How the history a forecast uses limits its quality, what integrated data means for brand-led companies without requiring one central server, and what to fix before relying on a model.

Brand teams often want a demand forecast early: how much to order from the OEM, how much to send to FBA, how much cash to tie up in inventory. The common mistake is to jump straight to a model—spreadsheet smoothing, a forecasting tool, a one-off external spreadsheet. That skips the real prerequisite.

A forecast is only as good as the history it is trained on, and that history has to be one consistent record per SKU and channel. If sales, inventory, and cost live in disconnected places with different definitions, you are not forecasting demand—you are extending inconsistent inputs.

What “integrated data” means here (it is not only “one big database”)

For a brand that buys from OEMs and sells through marketplaces or distributors, integrated does not have to mean a single enterprise server on day one. It means you can answer, for each product and channel: how many units sold, when, net of what, at what true unit cost, with how much stock on hand or in transit—without reconciling three spreadsheets that use the same word for different things.

Practically, that is often a small integrated layer: one table or warehouse subject that joins marketplace exports, your order system, receiving records, and landed-cost assumptions—keyed by a stable SKU (or SKU × channel) ID. The integration is logical first (same keys, same definitions), even when the physical data still lives in a few systems.

Why forecasting fails when the base data is fragmented

Demand forecasting needs a time series of comparable observations: units or revenue per period, at a consistent grain (weekly or monthly), with returns and promos handled the same way over time. If Amazon net sales sit in one export, wholesale in another, and "our" revenue in QuickBooks with a different cut-off, you cannot stitch a clean history without decisions—those decisions are exactly what an integrated view makes explicit.

Inventory makes the problem worse. A forecast feeds replenishment. If available stock is split between your warehouse, 3PL, and FBA—and each system uses slightly different units or timing—you will either over-order or under-order while the model looks mathematically fine. The model did not fail; the inputs did.

Cost data has the same effect on how much risk you can take on inventory. Landed cost spread across freight spreadsheets and OEM invoices without a joined view turns "target weeks of cover" into guesswork. You forecast demand; you decide order quantity with margin—margin needs the same integrated data layer.
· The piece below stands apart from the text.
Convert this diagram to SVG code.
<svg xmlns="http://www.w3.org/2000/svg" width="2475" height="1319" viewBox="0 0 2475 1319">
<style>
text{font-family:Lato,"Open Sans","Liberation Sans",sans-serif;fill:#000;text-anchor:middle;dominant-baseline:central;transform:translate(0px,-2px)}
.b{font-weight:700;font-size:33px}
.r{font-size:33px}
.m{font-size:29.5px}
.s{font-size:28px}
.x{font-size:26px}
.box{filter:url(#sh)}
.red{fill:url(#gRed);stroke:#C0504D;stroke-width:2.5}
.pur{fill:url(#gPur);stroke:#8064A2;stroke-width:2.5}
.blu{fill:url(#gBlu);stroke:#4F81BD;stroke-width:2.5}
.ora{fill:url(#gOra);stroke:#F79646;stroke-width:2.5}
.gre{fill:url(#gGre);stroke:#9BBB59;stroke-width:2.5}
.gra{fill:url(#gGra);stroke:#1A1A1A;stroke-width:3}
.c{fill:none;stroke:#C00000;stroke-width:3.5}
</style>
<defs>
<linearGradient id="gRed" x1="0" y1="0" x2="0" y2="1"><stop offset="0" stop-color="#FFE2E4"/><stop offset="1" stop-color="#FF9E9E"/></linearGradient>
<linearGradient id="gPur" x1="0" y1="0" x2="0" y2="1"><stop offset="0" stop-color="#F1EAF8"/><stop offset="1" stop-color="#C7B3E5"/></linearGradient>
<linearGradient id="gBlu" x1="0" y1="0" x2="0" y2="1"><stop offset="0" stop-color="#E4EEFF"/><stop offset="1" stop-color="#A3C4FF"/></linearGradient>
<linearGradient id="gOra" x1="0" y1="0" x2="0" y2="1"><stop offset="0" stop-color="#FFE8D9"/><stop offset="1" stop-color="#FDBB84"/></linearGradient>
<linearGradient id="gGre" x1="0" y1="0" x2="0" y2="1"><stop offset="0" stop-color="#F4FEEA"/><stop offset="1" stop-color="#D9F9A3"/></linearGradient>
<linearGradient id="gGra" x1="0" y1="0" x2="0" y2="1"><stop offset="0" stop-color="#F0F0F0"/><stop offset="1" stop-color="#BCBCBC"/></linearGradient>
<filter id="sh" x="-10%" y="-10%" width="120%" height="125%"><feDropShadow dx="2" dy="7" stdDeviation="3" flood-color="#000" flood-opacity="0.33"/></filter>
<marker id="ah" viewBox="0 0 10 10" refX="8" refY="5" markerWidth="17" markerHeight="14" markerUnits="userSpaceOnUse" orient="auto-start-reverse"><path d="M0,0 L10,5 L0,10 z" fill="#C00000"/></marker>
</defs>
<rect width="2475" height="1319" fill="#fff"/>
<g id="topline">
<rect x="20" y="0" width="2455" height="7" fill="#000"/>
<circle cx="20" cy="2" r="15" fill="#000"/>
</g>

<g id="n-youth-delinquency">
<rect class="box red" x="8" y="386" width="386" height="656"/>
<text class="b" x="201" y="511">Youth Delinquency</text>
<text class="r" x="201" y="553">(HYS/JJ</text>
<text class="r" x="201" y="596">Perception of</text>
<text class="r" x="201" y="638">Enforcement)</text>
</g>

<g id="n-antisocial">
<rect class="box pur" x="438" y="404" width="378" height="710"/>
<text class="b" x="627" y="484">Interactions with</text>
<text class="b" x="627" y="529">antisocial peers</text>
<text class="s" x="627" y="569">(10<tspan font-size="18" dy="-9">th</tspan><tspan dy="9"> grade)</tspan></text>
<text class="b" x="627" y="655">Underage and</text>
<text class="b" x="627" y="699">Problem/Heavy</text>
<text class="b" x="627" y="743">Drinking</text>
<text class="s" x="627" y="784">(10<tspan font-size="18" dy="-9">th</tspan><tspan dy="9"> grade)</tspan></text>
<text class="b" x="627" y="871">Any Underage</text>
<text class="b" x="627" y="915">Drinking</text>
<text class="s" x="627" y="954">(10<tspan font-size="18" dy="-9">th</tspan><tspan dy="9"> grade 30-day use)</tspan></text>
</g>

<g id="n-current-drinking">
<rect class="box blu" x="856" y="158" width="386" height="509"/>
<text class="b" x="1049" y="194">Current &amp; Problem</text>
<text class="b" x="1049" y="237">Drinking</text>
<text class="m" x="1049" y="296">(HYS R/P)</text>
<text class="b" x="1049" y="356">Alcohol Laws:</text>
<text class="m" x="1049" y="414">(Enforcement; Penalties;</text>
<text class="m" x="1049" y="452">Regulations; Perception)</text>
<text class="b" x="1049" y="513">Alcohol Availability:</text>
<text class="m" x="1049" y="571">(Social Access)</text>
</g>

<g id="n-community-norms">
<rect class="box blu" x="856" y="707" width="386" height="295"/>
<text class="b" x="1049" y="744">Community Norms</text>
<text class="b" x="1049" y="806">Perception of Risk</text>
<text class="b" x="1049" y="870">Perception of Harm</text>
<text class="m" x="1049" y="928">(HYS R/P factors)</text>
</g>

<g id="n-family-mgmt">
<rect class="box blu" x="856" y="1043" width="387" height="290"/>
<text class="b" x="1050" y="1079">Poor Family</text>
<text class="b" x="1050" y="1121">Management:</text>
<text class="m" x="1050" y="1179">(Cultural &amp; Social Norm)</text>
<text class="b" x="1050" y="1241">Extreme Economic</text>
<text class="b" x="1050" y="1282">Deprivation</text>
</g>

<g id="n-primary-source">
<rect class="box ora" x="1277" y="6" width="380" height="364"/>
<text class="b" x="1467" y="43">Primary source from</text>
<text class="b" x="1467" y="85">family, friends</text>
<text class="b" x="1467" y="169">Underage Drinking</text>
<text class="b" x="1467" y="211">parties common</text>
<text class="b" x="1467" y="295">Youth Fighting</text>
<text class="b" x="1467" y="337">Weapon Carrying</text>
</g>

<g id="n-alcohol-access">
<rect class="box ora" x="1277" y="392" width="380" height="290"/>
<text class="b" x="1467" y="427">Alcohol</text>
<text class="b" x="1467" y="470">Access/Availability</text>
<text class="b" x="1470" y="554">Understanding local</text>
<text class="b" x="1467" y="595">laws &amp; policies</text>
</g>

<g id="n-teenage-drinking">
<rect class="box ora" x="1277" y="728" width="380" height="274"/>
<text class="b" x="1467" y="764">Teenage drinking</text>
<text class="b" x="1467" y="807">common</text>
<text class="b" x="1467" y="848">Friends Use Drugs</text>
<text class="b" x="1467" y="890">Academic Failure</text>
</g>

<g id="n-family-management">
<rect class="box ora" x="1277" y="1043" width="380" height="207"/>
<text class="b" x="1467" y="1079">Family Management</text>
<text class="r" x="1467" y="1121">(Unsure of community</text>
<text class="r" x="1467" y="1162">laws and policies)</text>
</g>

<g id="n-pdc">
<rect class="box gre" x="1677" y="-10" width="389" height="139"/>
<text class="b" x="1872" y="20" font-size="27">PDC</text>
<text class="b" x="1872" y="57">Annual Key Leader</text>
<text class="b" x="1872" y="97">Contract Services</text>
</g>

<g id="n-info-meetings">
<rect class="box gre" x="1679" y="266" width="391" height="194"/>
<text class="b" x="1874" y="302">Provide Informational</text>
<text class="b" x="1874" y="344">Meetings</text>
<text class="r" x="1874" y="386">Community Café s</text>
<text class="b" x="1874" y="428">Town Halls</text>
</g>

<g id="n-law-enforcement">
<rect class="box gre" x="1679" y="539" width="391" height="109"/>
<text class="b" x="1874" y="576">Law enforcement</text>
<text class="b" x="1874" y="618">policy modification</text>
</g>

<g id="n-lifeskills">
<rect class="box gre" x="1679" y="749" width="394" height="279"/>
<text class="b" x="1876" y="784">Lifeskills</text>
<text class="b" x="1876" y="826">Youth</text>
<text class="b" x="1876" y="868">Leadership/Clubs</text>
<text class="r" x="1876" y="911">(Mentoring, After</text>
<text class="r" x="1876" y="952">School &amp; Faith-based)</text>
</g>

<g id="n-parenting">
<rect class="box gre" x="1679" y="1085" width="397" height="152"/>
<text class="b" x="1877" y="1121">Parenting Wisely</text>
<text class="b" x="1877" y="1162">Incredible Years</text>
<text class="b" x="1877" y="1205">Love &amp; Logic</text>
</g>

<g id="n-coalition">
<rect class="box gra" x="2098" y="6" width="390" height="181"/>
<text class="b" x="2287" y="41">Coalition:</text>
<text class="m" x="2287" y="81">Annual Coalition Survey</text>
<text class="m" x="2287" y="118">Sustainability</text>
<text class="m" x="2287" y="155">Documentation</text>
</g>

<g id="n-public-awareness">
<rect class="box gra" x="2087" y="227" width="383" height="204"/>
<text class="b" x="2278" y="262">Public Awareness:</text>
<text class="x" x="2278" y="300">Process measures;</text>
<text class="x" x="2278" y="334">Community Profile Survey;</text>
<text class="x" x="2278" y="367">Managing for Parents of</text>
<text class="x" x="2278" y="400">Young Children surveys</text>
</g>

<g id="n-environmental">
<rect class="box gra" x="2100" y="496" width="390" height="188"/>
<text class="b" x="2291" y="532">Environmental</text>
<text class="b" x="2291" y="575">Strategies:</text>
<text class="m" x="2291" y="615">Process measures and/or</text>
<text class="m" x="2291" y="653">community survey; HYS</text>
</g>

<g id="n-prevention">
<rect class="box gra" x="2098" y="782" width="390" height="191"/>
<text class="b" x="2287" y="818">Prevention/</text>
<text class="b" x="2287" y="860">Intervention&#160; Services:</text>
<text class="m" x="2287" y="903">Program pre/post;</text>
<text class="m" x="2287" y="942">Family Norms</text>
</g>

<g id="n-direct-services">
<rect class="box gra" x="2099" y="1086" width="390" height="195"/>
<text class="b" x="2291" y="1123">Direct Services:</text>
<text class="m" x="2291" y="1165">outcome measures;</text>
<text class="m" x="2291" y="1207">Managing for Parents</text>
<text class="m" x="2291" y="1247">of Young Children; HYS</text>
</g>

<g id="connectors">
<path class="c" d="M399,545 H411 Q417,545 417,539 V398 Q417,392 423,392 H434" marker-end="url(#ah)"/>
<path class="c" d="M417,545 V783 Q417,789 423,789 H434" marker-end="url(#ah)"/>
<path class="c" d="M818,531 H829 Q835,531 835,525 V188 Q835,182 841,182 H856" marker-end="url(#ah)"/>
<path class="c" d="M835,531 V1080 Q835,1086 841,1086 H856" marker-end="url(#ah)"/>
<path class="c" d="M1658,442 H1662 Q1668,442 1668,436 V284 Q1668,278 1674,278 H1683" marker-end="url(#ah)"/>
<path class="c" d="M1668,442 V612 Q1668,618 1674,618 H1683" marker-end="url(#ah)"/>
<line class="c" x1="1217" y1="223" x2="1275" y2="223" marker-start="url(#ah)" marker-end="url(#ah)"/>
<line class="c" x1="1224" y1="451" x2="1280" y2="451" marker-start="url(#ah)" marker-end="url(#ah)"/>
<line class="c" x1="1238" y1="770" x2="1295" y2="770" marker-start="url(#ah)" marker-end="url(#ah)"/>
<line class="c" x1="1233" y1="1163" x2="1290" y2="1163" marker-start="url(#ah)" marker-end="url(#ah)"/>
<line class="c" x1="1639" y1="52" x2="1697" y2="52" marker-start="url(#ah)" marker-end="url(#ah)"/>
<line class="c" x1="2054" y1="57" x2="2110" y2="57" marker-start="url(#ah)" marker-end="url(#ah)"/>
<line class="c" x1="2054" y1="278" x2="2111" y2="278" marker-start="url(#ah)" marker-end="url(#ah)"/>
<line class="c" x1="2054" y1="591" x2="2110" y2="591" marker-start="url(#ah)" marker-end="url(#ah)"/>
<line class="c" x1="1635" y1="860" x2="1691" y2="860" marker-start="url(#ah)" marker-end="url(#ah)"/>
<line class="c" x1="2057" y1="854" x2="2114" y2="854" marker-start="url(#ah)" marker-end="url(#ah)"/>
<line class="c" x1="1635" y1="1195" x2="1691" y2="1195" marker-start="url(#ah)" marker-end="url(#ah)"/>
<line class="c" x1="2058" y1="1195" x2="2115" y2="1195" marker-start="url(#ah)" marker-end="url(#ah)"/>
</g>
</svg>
What to put in place before you trust the forecast

1. One identifier map. Brand SKU ↔ OEM part ↔ channel listing ↔ barcode, written down and owned. Without it, every export joins wrong eventually.

2. One definition of “sale.” Net of returns or not, which fees deducted, which orders count (cancelled, pending). The forecast copies your definition; mixing definitions across months creates fake seasonality.

3. One timeline for inventory. Where units sit and when they became sellable, close enough for planning—not perfect audit precision, but not three incompatible "on hand" numbers.

4. Then build or buy the forecast—rule of thumb, statistical model, or tool—against that integrated slice. The sophistication of the model is secondary to the integrity of the series.

What to take away

For brand-led companies, integrated data is the precondition for useful demand forecasting, not a luxury you add after the model. You can start small—a single subject-area table, a disciplined weekly job to refresh it—but you cannot skip joining sales, inventory, and cost at a stable grain.

With that data layer in place, a simple forecast can outperform a more complex one built on inconsistent inputs. Without it, you tune the model on the wrong facts.